Tuesday, August 10, 2010
Everybody get off here
As best I can tell, novelist James Parini and film writer-director Michael Hoffman intended The Last Station (2009) to be an investigation of how people maintain long and often difficult marriages. It is meant to be a paean to enduring love. Unfortunately it is as packed with useless clutter as a 19th-century dacha which cloud the virtues of the project.
First, they confuse the audience by casting James McAvoy to play the same role he played in The Last King of Scotland, goggle-eyed witness to the eccentricities of the celebrated. In order to give him an actual role, they concoct a 20th-century woman for him to fall in love with, then whisk her offstage, failing to disguise what an empty story line she represents. Then Hoffman cast, in the place of two thoughtful complicated people, two of the biggest theatrical hambones on the planet. Mind you, I think they are wonderful actors, but subtle they ain't.

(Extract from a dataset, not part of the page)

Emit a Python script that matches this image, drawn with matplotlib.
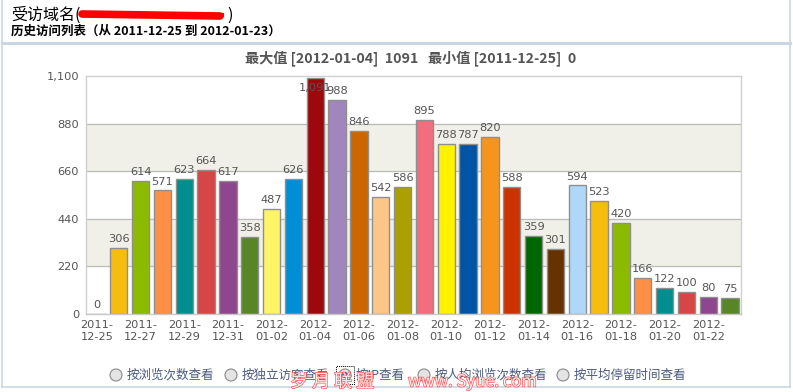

Christopher Plummer plays Tolstoy as if he were looking for a proscenium to climb and some scenery to chew on, and Helen Mirren's character alternates between being an overprivileged whiner, an elderly paranoid crackpot, and a sex-crazed lady of a certain age who thinks she's still 16, especially when she jumps in the lake because she's not getting enough attention. Moreover, Tolstoy does not appear to be a great novelist but an old-time barnstorming actor, and the Countess was his manager. The Tolstoyans thus come off not as ascetics but groupies. The fine and often subtle Paul Giammati has been called upon to make a grumpy infant face and pound his fist on the table a lot. The whole thing looks as if the cast had slipped from the director's control, which, given his mediocre track record (Restoration, One Fine Day and the worst version of Midsummer's Night Dream on film, and that includes the one with Mickey Rooney).
The one commendable aspect is the physical production, largely due to being so low budget, which forced shooting in East Germany, and the use of pre-existing theater costumes rather than new built. Everything looks a bit lived-in, as is right and proper.

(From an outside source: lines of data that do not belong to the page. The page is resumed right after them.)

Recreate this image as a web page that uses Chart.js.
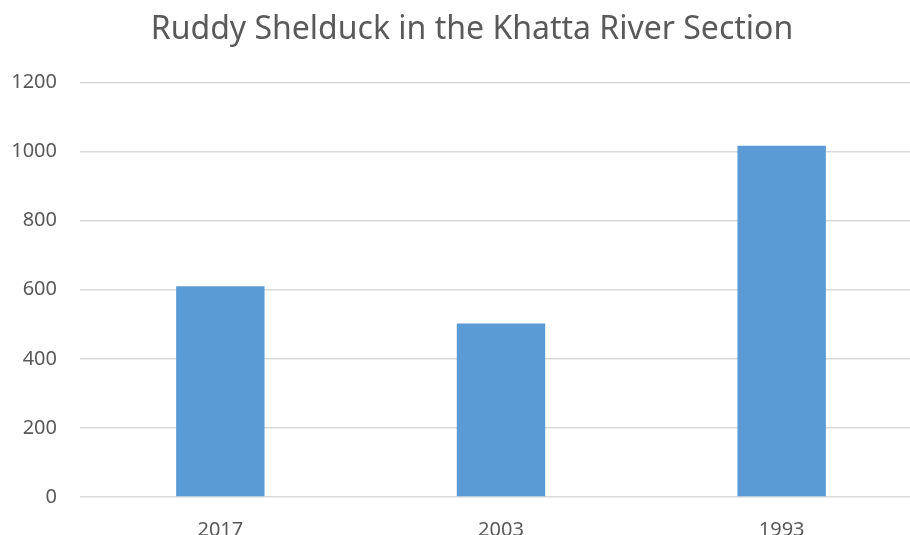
<!DOCTYPE html>
<html>
<head>
<meta charset="utf-8">
<script src="https://cdn.jsdelivr.net/npm/chart.js@4"></script>
<style>
  html, body { margin: 0; padding: 0; background: #fff; overflow: hidden; }
  #wrap { width: 922px; height: 539px; }
</style>
</head>
<body>
<div id="wrap"><canvas id="chart"></canvas></div>
<script>
// values
const years = ['2017', '2003', '1993'];
const counts = [610, 502, 1017];
const yTicks = [0, 200, 400, 600, 800, 1000, 1200];

const textColor = '#595959';
const fontFamily = "'Noto Sans', 'Open Sans', sans-serif";

// the title in the reference sits a little right of the canvas centre
const shiftTitle = {
	id: 'shiftTitle',
	afterLayout(chart) {
		if (chart.titleBlock) {
			chart.titleBlock.left = 22;
			chart.titleBlock.right = 922;
		}
	}
};

new Chart(document.getElementById('chart'), {
	type: 'bar',
	data: {
		labels: years,
		datasets: [{
			label: 'Ruddy Shelduck',
			data: counts,
			backgroundColor: '#5B9BD5',
			borderWidth: 0,
			barPercentage: 0.315,
			categoryPercentage: 1
		}]
	},
	plugins: [shiftTitle],
	options: {
		responsive: true,
		maintainAspectRatio: false,
		animation: false,
		layout: { padding: 0 },
		plugins: {
			legend: { display: false },
			tooltip: { enabled: false },
			title: {
				display: true,
				text: 'Ruddy Shelduck in the Khatta River Section',
				color: textColor,
				font: { family: fontFamily, size: 32, weight: 'normal' },
				padding: { top: 11, bottom: 33 }
			}
		},
		scales: {
			x: {
				grid: { display: false, drawTicks: false },
				border: { display: false },
				ticks: {
					color: textColor,
					font: { family: fontFamily, size: 20 },
					padding: 21.5
				},
				afterFit: (axis) => { axis.height = 42; }
			},
			y: {
				min: 0,
				max: 1200,
				afterBuildTicks: (axis) => { axis.ticks = yTicks.map(v => ({ value: v })); },
				grid: { color: '#D9D9D9', lineWidth: 1.5, drawTicks: false },
				border: { display: false },
				ticks: {
					color: textColor,
					font: { family: fontFamily, size: 20 },
					padding: 23,
					callback: (v) => String(v)
				},
				afterFit: (axis) => { axis.width = 80; }
			}
		}
	}
});
</script>
</body>
</html>
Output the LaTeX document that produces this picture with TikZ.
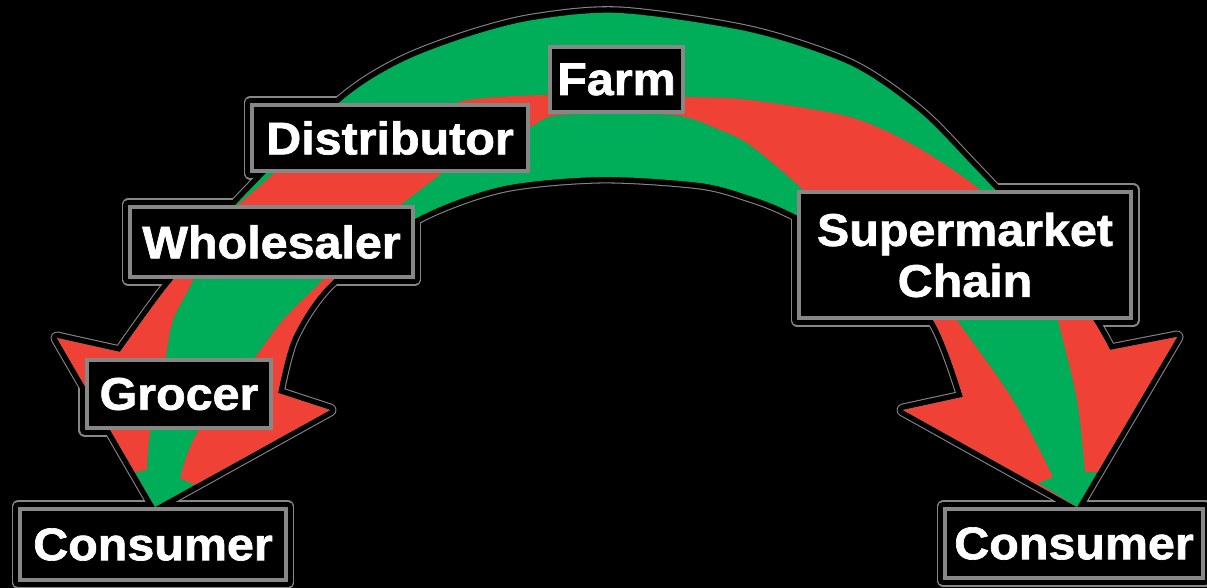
\documentclass[tikz,border=0pt]{standalone}
\usepackage{fontspec}
\setmainfont{Liberation Sans}[BoldFeatures={FakeBold=1.5, FakeStretch=1.06}]
\usepackage{tikz}
\usetikzlibrary{backgrounds}
\definecolor{chainred}{RGB}{239,65,54}
\definecolor{chaingreen}{RGB}{0,173,88}
\definecolor{boxgray}{RGB}{135,135,135}

% outline of the whole double arrow (pixel units)
\newcommand{\archoutline}{(155,507) -- (57,338) -- (120,352)
  -- plot[smooth] coordinates {(120,352) (150,310) (173,280) (240,200) (340,102) (400,63) (467,37) (533,20) (620,13) (750,32) (850,65) (917,110) (967,160) (1040,240) (1093,320) (1110,350)}
  -- (1177,337) -- (1077,507) -- (903,410) -- (963,397)
  -- plot[smooth] coordinates {(963,397) (933,320) (870,255) (790,212) (750,196) (700,183) (600,177) (500,187) (413,220) (330,283) (293,337) (278,393)}
  -- (330,410) -- cycle}

\begin{document}
\begin{tikzpicture}[x=0.02cm, y=-0.02cm,
    stage/.style={draw=boxgray, line width=2.3pt, fill=black, text=white, inner sep=0pt,
      align=center, font=\fontsize{26}{29}\selectfont\bfseries},
    halo/.style={line width=7.4pt, line join=round},
    gap/.style={line width=6.2pt, line join=round, draw=black}]

    \useasboundingbox (0,0) rectangle (1207,588);

    \node[stage, minimum width=2.66cm, minimum height=1.30cm] (farm) at (616.5,79.5) {Farm};
    \node[stage, minimum width=5.52cm, minimum height=1.32cm] (distributor) at (390,138) {Distributor};
    \node[stage, minimum width=5.66cm, minimum height=1.40cm] (wholesaler) at (271.5,242) {Wholesaler};
    \node[stage, minimum width=3.68cm, minimum height=1.36cm] (grocer) at (179,394) {Grocer};
    \node[stage, minimum width=5.32cm, minimum height=1.42cm] (consumerL) at (153,544.5) {Consumer};
    \node[stage, minimum width=6.64cm, minimum height=2.52cm] (supermarket) at (965,255) {Supermarket\\Chain};
    \node[stage, minimum width=5.16cm, minimum height=1.38cm] (consumerR) at (1074,543.5) {Consumer};

    \begin{scope}[on background layer]
    \fill[black] (0,0) rectangle (1207,588);

    % thin grey halo round arrow and boxes
    \foreach \n in {farm,distributor,wholesaler,grocer,consumerL,supermarket,consumerR}
      \draw[halo, draw=boxgray] (\n.north west) rectangle (\n.south east);
    \draw[halo, draw=boxgray] \archoutline;
    \foreach \n in {farm,distributor,wholesaler,grocer,consumerL,supermarket,consumerR}
      \draw[gap] (\n.north west) rectangle (\n.south east);
    \draw[gap] \archoutline;

    \begin{scope}
    \clip \archoutline;
    \fill[chaingreen] (0,0) rectangle (1207,588);

    % left end
    \fill[chainred] (0,250) -- plot[smooth] coordinates {(200,250) (193,280) (173,320) (165,360) (150,433) (147,470)}
      -- (135,472) -- (155,507) -- (155,560) -- (0,560) -- cycle;
    \fill[chainred] (500,240) -- plot[smooth] coordinates {(363,240) (323,280) (283,320) (253,360) (197,433) (180,478)}
      -- (195,485) -- (155,507) -- (155,560) -- (500,560) -- cycle;
    \fill[chainred] (209,230) -- (301,150) -- (472,150) -- (368,230) -- cycle;

    % stripe over the top
    \fill[chainred] plot[smooth] coordinates {(440,112) (467,100) (547,95) (687,97) (750,100) (850,117) (917,147) (980,190) (1010,230)}
      -- plot[smooth] coordinates {(840,230) (800,187) (750,145) (720,130) (673,115) (560,115) (530,127) (480,145)} -- cycle;

    % right end
    \fill[chainred] (850,250) -- plot[smooth] coordinates {(910,250) (957,320) (1013,400) (1053,477)}
      -- (1038,483) -- (1077,507) -- (1077,560) -- (850,560) -- cycle;
    \fill[chainred] (1200,250) -- plot[smooth] coordinates {(1041,250) (1058,320) (1077,400) (1085,472)}
      -- (1100,472) -- (1077,507) -- (1077,560) -- (1200,560) -- cycle;
    \end{scope}
    \end{scope}

\end{tikzpicture}
\end{document}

The final encounter, the title event of the piece, is expressly designed to short-circuit dramatic confrontation. This famous man decides to run away until he gets sick; his momentarily-estranged wife follows, and do they have a tender reconciliation? No, because history must be observed, and Tolstoy was too sick to really talk with his wife or understand much of what was going on. He dies (and oh, by the way, for no good reason, McAvoy's randy girlfriend pops up again to cheer him up).
If they hadn't been stuck with Tolstoy, they might have invented a tempestuous older couple with plenty of sturm and drang in their relationship, and they would have had the freedom to resolve their story any way they liked. Instead, they serve up this tepid porridge slathered over with outrageous overacting, which is the perfect recipe for the middlebrow cultural snob hit.
Too bad, because the theme of maintaining love between two strong people over 50 or 60 years is an excellent subject, and I hope somebody does make a good movie about that some day.